--- Written problem ---
Exactly repeat the lines starting at the one that holds "Output the Python" and ending at the one that holds "ax.axis('off')". Both end lines count; leave out everything else.

--- Entries with chart source code ---
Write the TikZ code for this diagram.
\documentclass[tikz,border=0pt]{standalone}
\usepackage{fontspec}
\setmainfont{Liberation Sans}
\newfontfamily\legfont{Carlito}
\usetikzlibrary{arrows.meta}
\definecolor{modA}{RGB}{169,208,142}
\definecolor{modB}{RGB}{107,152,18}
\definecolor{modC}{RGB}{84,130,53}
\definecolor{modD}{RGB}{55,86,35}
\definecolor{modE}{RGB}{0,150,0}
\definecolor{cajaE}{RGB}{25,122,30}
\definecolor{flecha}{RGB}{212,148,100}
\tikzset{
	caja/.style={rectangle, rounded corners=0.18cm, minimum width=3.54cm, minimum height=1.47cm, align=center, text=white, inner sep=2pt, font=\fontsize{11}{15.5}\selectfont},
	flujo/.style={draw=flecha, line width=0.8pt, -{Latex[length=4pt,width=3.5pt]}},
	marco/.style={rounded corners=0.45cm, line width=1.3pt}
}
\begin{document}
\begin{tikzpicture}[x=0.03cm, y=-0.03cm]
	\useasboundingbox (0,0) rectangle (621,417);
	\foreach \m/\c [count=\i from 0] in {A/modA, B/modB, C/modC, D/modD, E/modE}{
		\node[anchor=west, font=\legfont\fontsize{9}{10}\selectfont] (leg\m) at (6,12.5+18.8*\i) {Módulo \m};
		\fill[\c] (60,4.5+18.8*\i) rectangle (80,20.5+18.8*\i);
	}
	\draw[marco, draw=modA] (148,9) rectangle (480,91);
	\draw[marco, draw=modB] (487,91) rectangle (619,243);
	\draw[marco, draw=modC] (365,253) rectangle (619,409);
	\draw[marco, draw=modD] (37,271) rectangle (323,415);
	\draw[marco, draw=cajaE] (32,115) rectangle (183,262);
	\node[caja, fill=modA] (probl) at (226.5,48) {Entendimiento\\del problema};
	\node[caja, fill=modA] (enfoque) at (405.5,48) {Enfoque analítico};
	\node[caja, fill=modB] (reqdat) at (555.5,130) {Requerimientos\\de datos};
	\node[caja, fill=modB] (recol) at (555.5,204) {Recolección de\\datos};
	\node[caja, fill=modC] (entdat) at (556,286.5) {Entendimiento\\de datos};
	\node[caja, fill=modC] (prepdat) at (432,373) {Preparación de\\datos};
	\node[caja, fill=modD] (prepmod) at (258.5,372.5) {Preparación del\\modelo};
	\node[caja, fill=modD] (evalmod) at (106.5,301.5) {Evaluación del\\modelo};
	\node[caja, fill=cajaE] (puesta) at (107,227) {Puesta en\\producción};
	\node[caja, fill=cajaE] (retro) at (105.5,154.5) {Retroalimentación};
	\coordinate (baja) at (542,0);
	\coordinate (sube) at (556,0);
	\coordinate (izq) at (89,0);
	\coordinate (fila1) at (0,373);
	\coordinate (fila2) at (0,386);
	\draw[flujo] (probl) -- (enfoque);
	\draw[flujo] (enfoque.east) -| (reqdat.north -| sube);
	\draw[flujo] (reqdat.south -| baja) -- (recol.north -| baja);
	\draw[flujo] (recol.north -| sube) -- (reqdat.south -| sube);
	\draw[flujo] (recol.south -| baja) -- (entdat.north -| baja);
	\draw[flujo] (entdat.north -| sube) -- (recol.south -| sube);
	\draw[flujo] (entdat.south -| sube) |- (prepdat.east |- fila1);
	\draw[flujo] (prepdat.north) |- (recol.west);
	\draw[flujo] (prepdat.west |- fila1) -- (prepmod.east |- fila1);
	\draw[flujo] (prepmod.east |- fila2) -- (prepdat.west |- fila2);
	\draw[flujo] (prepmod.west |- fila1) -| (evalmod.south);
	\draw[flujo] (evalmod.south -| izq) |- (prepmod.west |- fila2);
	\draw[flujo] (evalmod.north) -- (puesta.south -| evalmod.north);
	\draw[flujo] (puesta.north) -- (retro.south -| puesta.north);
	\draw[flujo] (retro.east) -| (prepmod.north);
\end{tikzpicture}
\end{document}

==

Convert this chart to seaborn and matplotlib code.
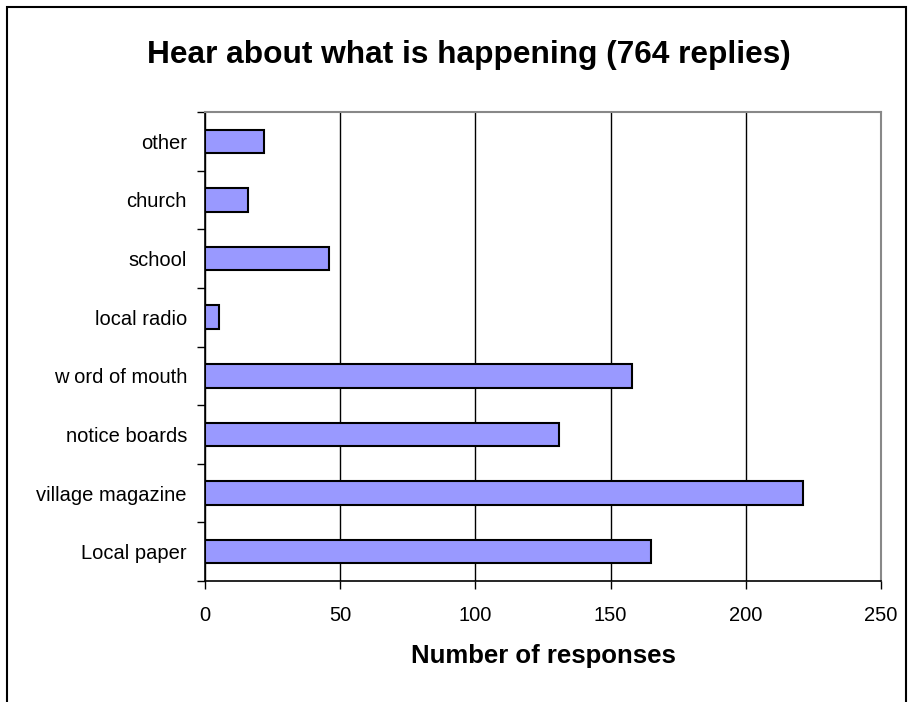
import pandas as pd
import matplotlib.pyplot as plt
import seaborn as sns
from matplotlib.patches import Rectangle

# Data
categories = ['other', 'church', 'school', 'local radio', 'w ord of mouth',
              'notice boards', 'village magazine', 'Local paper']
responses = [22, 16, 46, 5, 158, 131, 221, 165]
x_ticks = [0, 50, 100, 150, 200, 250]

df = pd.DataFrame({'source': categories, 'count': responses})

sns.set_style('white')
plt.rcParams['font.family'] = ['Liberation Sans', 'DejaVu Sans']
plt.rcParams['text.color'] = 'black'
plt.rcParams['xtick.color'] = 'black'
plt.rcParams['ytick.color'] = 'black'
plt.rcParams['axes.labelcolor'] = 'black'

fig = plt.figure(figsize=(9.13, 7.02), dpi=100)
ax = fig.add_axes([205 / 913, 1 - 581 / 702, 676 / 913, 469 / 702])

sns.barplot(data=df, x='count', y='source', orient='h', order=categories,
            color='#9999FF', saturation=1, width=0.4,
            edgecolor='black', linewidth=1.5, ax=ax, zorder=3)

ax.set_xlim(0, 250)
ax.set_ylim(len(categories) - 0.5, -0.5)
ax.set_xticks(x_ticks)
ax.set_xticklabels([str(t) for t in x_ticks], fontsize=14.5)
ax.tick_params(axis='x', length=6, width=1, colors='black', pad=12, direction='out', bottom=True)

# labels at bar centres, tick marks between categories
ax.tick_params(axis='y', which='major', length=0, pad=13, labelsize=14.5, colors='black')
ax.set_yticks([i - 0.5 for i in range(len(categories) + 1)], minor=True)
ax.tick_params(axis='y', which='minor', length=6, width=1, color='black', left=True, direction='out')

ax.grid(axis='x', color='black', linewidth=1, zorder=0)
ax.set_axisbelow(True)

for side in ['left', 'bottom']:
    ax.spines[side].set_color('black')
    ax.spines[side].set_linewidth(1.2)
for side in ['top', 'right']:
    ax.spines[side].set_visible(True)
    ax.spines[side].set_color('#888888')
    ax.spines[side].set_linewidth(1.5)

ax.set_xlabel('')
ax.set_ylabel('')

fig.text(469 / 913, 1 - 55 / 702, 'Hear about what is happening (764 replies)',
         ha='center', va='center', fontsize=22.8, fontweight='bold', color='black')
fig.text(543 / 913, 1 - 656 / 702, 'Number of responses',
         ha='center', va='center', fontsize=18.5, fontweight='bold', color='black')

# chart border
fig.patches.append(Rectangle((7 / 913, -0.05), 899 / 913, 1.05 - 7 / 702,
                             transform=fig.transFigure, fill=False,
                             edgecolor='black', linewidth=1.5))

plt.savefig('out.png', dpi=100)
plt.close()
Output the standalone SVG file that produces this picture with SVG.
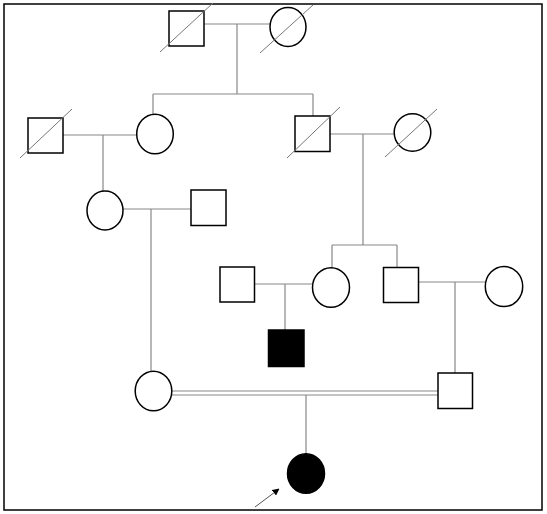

...

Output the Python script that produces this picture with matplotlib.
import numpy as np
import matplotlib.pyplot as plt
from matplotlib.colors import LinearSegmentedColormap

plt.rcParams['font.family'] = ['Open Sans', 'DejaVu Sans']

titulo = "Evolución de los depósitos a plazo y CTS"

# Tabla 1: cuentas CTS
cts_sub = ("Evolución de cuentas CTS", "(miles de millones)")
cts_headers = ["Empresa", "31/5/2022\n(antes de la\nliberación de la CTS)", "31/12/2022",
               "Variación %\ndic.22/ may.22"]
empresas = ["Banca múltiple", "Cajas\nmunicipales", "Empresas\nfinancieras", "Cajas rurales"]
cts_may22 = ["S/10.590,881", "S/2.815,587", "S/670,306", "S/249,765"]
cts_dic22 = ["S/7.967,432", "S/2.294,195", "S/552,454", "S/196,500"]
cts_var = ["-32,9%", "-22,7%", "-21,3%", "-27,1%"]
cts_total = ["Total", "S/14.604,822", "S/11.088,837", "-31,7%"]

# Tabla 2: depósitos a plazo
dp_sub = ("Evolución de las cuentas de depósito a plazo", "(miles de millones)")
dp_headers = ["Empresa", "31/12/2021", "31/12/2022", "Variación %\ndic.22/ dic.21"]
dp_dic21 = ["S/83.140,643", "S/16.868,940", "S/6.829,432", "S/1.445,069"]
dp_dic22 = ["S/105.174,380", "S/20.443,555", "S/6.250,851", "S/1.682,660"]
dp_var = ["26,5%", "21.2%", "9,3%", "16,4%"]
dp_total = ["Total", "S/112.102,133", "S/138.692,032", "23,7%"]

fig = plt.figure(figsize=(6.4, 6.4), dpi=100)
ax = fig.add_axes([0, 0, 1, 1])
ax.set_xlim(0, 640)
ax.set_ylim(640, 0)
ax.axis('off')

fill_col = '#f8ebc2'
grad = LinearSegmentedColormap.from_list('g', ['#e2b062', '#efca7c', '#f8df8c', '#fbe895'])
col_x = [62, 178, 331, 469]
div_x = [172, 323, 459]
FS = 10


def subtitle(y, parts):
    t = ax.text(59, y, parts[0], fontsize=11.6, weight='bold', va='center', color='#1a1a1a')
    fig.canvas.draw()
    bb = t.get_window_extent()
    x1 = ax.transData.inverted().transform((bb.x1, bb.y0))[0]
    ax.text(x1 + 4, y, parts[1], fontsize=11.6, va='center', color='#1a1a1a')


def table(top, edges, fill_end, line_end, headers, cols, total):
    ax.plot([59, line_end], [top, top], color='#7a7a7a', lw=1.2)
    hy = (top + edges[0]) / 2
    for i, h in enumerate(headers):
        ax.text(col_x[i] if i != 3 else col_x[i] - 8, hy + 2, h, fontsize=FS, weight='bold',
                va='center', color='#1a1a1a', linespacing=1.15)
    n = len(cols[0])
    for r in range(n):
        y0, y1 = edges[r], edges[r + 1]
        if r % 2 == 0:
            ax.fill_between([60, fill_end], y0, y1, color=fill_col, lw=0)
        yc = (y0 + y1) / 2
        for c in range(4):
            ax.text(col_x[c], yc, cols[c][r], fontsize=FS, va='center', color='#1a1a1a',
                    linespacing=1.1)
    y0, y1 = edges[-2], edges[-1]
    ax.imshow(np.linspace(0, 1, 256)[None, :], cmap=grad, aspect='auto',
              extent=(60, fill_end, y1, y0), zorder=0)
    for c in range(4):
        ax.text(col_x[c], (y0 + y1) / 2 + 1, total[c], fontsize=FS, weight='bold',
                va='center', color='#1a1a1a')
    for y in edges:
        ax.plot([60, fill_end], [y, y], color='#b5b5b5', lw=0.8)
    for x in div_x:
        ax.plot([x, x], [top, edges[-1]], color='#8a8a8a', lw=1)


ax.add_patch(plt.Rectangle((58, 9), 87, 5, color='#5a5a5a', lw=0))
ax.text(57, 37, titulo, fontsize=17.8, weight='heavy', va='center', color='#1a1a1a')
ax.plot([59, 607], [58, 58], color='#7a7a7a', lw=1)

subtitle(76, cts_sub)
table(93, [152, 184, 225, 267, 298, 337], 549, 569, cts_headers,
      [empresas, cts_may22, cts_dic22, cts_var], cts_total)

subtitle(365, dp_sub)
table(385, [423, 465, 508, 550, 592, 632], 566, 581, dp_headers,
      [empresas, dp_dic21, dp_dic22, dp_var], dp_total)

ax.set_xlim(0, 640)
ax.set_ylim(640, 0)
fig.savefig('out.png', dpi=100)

--- Output for this exercise ---
Output the Python script that produces this picture with matplotlib.
import numpy as np
import matplotlib.pyplot as plt
from matplotlib.colors import LinearSegmentedColormap

plt.rcParams['font.family'] = ['Open Sans', 'DejaVu Sans']

titulo = "Evolución de los depósitos a plazo y CTS"

# Tabla 1: cuentas CTS
cts_sub = ("Evolución de cuentas CTS", "(miles de millones)")
cts_headers = ["Empresa", "31/5/2022\n(antes de la\nliberación de la CTS)", "31/12/2022",
               "Variación %\ndic.22/ may.22"]
empresas = ["Banca múltiple", "Cajas\nmunicipales", "Empresas\nfinancieras", "Cajas rurales"]
cts_may22 = ["S/10.590,881", "S/2.815,587", "S/670,306", "S/249,765"]
cts_dic22 = ["S/7.967,432", "S/2.294,195", "S/552,454", "S/196,500"]
cts_var = ["-32,9%", "-22,7%", "-21,3%", "-27,1%"]
cts_total = ["Total", "S/14.604,822", "S/11.088,837", "-31,7%"]

# Tabla 2: depósitos a plazo
dp_sub = ("Evolución de las cuentas de depósito a plazo", "(miles de millones)")
dp_headers = ["Empresa", "31/12/2021", "31/12/2022", "Variación %\ndic.22/ dic.21"]
dp_dic21 = ["S/83.140,643", "S/16.868,940", "S/6.829,432", "S/1.445,069"]
dp_dic22 = ["S/105.174,380", "S/20.443,555", "S/6.250,851", "S/1.682,660"]
dp_var = ["26,5%", "21.2%", "9,3%", "16,4%"]
dp_total = ["Total", "S/112.102,133", "S/138.692,032", "23,7%"]

fig = plt.figure(figsize=(6.4, 6.4), dpi=100)
ax = fig.add_axes([0, 0, 1, 1])
ax.set_xlim(0, 640)
ax.set_ylim(640, 0)
ax.axis('off')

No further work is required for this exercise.